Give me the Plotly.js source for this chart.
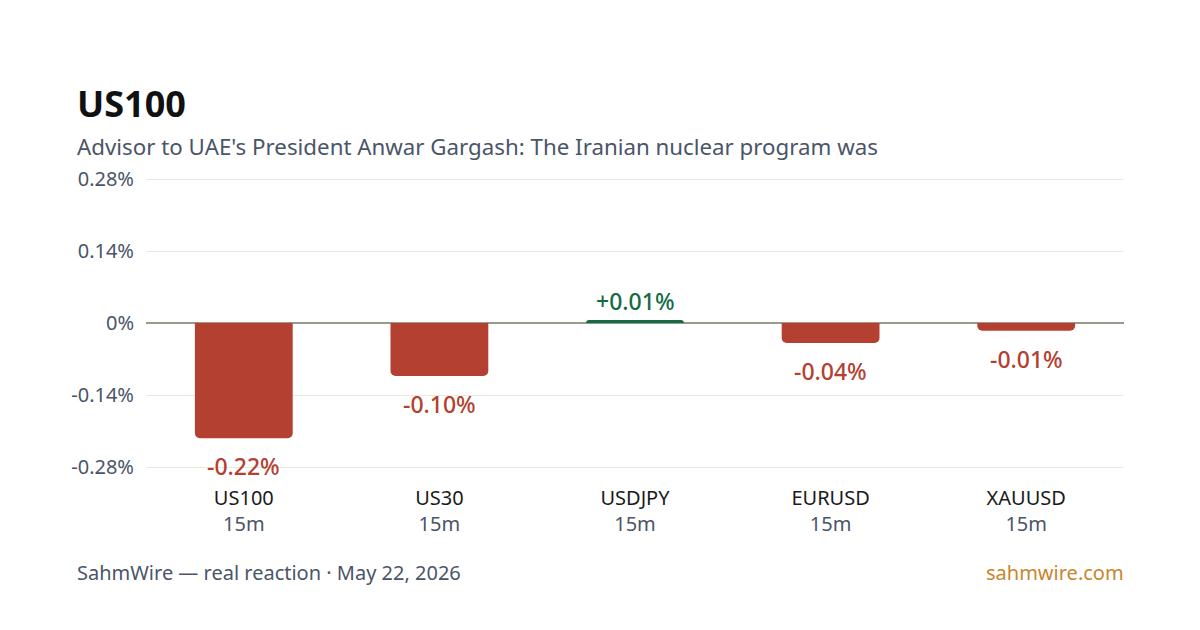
<!DOCTYPE html>
<html><head><meta charset="utf-8">
<script src="https://cdn.plot.ly/plotly-3.0.1.min.js"></script>
<style>html,body{margin:0;padding:0;background:#fff}#c{width:1200px;height:630px}</style>
</head><body><div id="c"></div>
<script>
const categories = ["US100", "US30", "USDJPY", "EURUSD", "XAUUSD"];
const windows = ["15m", "15m", "15m", "15m", "15m"];
const values = [-0.224, -0.103, 0.006, -0.039, -0.015];
const labels = ["-0.22%", "-0.10%", "+0.01%", "-0.04%", "-0.01%"];
const yTicks = [-0.28, -0.14, 0, 0.14, 0.28];
const yTickText = ["-0.28%", "-0.14%", "0%", "0.14%", "0.28%"];

const RED = "#b34030", GREEN = "#136b45";
const FONT = "Noto Sans, Open Sans, sans-serif";
const L = 146, R = 1124, T = 175, B = 471;
const px = x => (x - L) / (R - L);
const py = y => (B - y) / (B - T);
const half = ((B - T) / 2) / (72 / 0.14);

const tickText = categories.map((c, i) =>
  c + "<br><span style='color:#4a5568'>" + windows[i] + "</span>");

const annotations = values.map((v, i) => ({
  x: categories[i], y: v, xref: "x", yref: "y",
  text: labels[i], showarrow: false,
  yanchor: "middle", yshift: v >= 0 ? 19 : -28,
  font: {family: FONT, size: 23, weight: 500, color: v >= 0 ? GREEN : RED}
}));
annotations.push(
  {xref: "paper", yref: "paper", x: px(75), y: py(103), xanchor: "left", yanchor: "middle",
   text: "<b>US100</b>", showarrow: false, font: {family: FONT, size: 36, color: "#111"}},
  {xref: "paper", yref: "paper", x: px(75), y: py(146), xanchor: "left", yanchor: "middle",
   text: "Advisor to UAE's President Anwar Gargash: The Iranian nuclear program was",
   showarrow: false, font: {family: FONT, size: 22.3, color: "#4a5568"}},
  {xref: "paper", yref: "paper", x: px(75), y: py(572), xanchor: "left", yanchor: "middle",
   text: "SahmWire — real reaction · May 22, 2026", showarrow: false,
   font: {family: FONT, size: 20, color: "#4a5568"}},
  {xref: "paper", yref: "paper", x: px(1126), y: py(572), xanchor: "right", yanchor: "middle",
   text: "sahmwire.com", showarrow: false, font: {family: FONT, size: 20, color: "#c8862c"}}
);

const trace = {
  type: "bar", x: categories, y: values,
  marker: {color: values.map(v => v >= 0 ? GREEN : RED), cornerradius: 5},
  hoverinfo: "skip"
};

const layout = {
  width: 1200, height: 630,
  margin: {l: L, r: 1200 - R, t: T, b: 630 - B, pad: 0},
  paper_bgcolor: "#fff", plot_bgcolor: "#fff",
  bargap: 0.5, showlegend: false,
  font: {family: FONT},
  xaxis: {
    type: "category", tickvals: categories, ticktext: tickText,
    tickfont: {family: FONT, size: 20, color: "#1a1a1a"},
    showgrid: false, zeroline: false, showline: false, ticks: "", ticklabelstandoff: 13
  },
  yaxis: {
    range: [-half, half], tickvals: yTicks, ticktext: yTickText,
    tickfont: {family: FONT, size: 20, color: "#4a5568"},
    showgrid: true, gridcolor: "#ede8dc", gridwidth: 1,
    zeroline: true, zerolinecolor: "#9b9a88", zerolinewidth: 2,
    showline: false, ticks: "", ticklabelstandoff: 11
  },
  annotations: annotations
};

Plotly.newPlot("c", [trace], layout, {staticPlot: true, displayModeBar: false});
</script></body></html>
════════
### Set problem:
Leave out the pictures and print every line of the data exactly.

### Reply:
Give me the Plotly.js source for this chart.
<!DOCTYPE html>
<html><head><meta charset="utf-8">
<script src="https://cdn.plot.ly/plotly-3.0.1.min.js"></script>
<style>html,body{margin:0;padding:0;background:#fff}#c{width:1200px;height:630px}</style>
</head><body><div id="c"></div>
<script>
const categories = ["US100", "US30", "USDJPY", "EURUSD", "XAUUSD"];
const windows = ["15m", "15m", "15m", "15m", "15m"];
const values = [-0.224, -0.103, 0.006, -0.039, -0.015];
const labels = ["-0.22%", "-0.10%", "+0.01%", "-0.04%", "-0.01%"];
const yTicks = [-0.28, -0.14, 0, 0.14, 0.28];
const yTickText = ["-0.28%", "-0.14%", "0%", "0.14%", "0.28%"];

const RED = "#b34030", GREEN = "#136b45";
const FONT = "Noto Sans, Open Sans, sans-serif";
const L = 146, R = 1124, T = 175, B = 471;
const px = x => (x - L) / (R - L);
const py = y => (B - y) / (B - T);
const half = ((B - T) / 2) / (72 / 0.14);

const tickText = categories.map((c, i) =>
  c + "<br><span style='color:#4a5568'>" + windows[i] + "</span>");

const annotations = values.map((v, i) => ({
  x: categories[i], y: v, xref: "x", yref: "y",
  text: labels[i], showarrow: false,
  yanchor: "middle", yshift: v >= 0 ? 19 : -28,
  font: {family: FONT, size: 23, weight: 500, color: v >= 0 ? GREEN : RED}
}));
annotations.push(
  {xref: "paper", yref: "paper", x: px(75), y: py(103), xanchor: "left", yanchor: "middle",
   text: "<b>US100</b>", showarrow: false, font: {family: FONT, size: 36, color: "#111"}},
  {xref: "paper", yref: "paper", x: px(75), y: py(146), xanchor: "left", yanchor: "middle",
   text: "Advisor to UAE's President Anwar Gargash: The Iranian nuclear program was",
   showarrow: false, font: {family: FONT, size: 22.3, color: "#4a5568"}},
  {xref: "paper", yref: "paper", x: px(75), y: py(572), xanchor: "left", yanchor: "middle",
   text: "SahmWire — real reaction · May 22, 2026", showarrow: false,
   font: {family: FONT, size: 20, color: "#4a5568"}},
  {xref: "paper", yref: "paper", x: px(1126), y: py(572), xanchor: "right", yanchor: "middle",
   text: "sahmwire.com", showarrow: false, font: {family: FONT, size: 20, color: "#c8862c"}}
);

const trace = {
  type: "bar", x: categories, y: values,
  marker: {color: values.map(v => v >= 0 ? GREEN : RED), cornerradius: 5},
  hoverinfo: "skip"
};

const layout = {
  width: 1200, height: 630,
  margin: {l: L, r: 1200 - R, t: T, b: 630 - B, pad: 0},
  paper_bgcolor: "#fff", plot_bgcolor: "#fff",
  bargap: 0.5, showlegend: false,
  font: {family: FONT},
  xaxis: {
    type: "category", tickvals: categories, ticktext: tickText,
    tickfont: {family: FONT, size: 20, color: "#1a1a1a"},
    showgrid: false, zeroline: false, showline: false, ticks: "", ticklabelstandoff: 13
  },
  yaxis: {
    range: [-half, half], tickvals: yTicks, ticktext: yTickText,
    tickfont: {family: FONT, size: 20, color: "#4a5568"},
    showgrid: true, gridcolor: "#ede8dc", gridwidth: 1,
    zeroline: true, zerolinecolor: "#9b9a88", zerolinewidth: 2,
    showline: false, ticks: "", ticklabelstandoff: 11
  },
  annotations: annotations
};

Plotly.newPlot("c", [trace], layout, {staticPlot: true, displayModeBar: false});
</script></body></html>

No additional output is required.